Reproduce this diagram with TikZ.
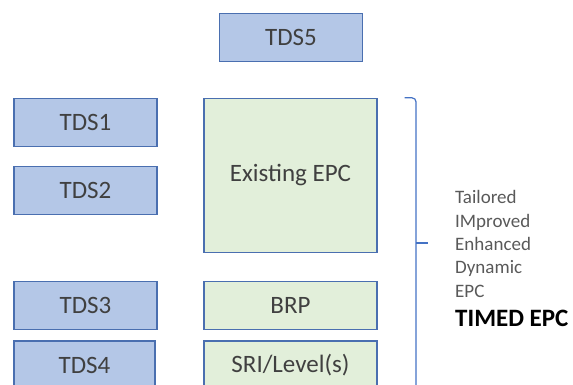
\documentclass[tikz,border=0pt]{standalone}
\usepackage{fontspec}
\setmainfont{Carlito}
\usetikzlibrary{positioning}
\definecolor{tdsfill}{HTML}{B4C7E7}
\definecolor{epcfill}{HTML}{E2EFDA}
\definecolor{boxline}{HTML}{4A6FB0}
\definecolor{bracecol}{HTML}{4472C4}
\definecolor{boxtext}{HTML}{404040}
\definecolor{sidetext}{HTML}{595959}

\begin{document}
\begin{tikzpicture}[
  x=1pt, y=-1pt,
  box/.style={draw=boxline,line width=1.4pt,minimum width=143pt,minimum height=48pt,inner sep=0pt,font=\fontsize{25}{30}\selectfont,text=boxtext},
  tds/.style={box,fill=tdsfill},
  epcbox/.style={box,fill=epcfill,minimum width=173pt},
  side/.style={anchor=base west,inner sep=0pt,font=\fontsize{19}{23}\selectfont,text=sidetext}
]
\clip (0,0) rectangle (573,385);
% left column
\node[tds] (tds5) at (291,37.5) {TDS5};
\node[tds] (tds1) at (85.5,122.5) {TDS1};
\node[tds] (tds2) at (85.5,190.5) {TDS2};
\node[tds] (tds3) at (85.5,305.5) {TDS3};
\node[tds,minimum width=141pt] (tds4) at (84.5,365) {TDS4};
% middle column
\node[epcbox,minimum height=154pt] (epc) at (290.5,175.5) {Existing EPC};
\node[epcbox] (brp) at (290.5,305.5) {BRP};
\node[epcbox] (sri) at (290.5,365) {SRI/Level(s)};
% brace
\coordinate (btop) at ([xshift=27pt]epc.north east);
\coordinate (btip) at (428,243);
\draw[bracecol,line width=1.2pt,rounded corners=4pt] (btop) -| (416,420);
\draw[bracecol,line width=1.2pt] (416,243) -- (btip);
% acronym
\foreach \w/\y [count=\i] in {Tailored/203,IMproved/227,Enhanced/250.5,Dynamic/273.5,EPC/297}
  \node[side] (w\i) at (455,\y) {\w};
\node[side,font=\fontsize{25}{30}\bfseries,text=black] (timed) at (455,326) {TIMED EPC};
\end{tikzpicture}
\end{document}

## YOUR INSTRUCTIONS
Copy the data exactly. Any picture it contains is to be omitted.

## COMPLETE OUTPUT
Reproduce this diagram with TikZ.
\documentclass[tikz,border=0pt]{standalone}
\usepackage{fontspec}
\setmainfont{Carlito}
\usetikzlibrary{positioning}
\definecolor{tdsfill}{HTML}{B4C7E7}
\definecolor{epcfill}{HTML}{E2EFDA}
\definecolor{boxline}{HTML}{4A6FB0}
\definecolor{bracecol}{HTML}{4472C4}
\definecolor{boxtext}{HTML}{404040}
\definecolor{sidetext}{HTML}{595959}

\begin{document}
\begin{tikzpicture}[
  x=1pt, y=-1pt,
  box/.style={draw=boxline,line width=1.4pt,minimum width=143pt,minimum height=48pt,inner sep=0pt,font=\fontsize{25}{30}\selectfont,text=boxtext},
  tds/.style={box,fill=tdsfill},
  epcbox/.style={box,fill=epcfill,minimum width=173pt},
  side/.style={anchor=base west,inner sep=0pt,font=\fontsize{19}{23}\selectfont,text=sidetext}
]
\clip (0,0) rectangle (573,385);
% left column
\node[tds] (tds5) at (291,37.5) {TDS5};
\node[tds] (tds1) at (85.5,122.5) {TDS1};
\node[tds] (tds2) at (85.5,190.5) {TDS2};
\node[tds] (tds3) at (85.5,305.5) {TDS3};
\node[tds,minimum width=141pt] (tds4) at (84.5,365) {TDS4};
% middle column
\node[epcbox,minimum height=154pt] (epc) at (290.5,175.5) {Existing EPC};
\node[epcbox] (brp) at (290.5,305.5) {BRP};
\node[epcbox] (sri) at (290.5,365) {SRI/Level(s)};
% brace
\coordinate (btop) at ([xshift=27pt]epc.north east);
\coordinate (btip) at (428,243);
\draw[bracecol,line width=1.2pt,rounded corners=4pt] (btop) -| (416,420);
\draw[bracecol,line width=1.2pt] (416,243) -- (btip);
% acronym
\foreach \w/\y [count=\i] in {Tailored/203,IMproved/227,Enhanced/250.5,Dynamic/273.5,EPC/297}
  \node[side] (w\i) at (455,\y) {\w};
\node[side,font=\fontsize{25}{30}\bfseries,text=black] (timed) at (455,326) {TIMED EPC};
\end{tikzpicture}
\end{document}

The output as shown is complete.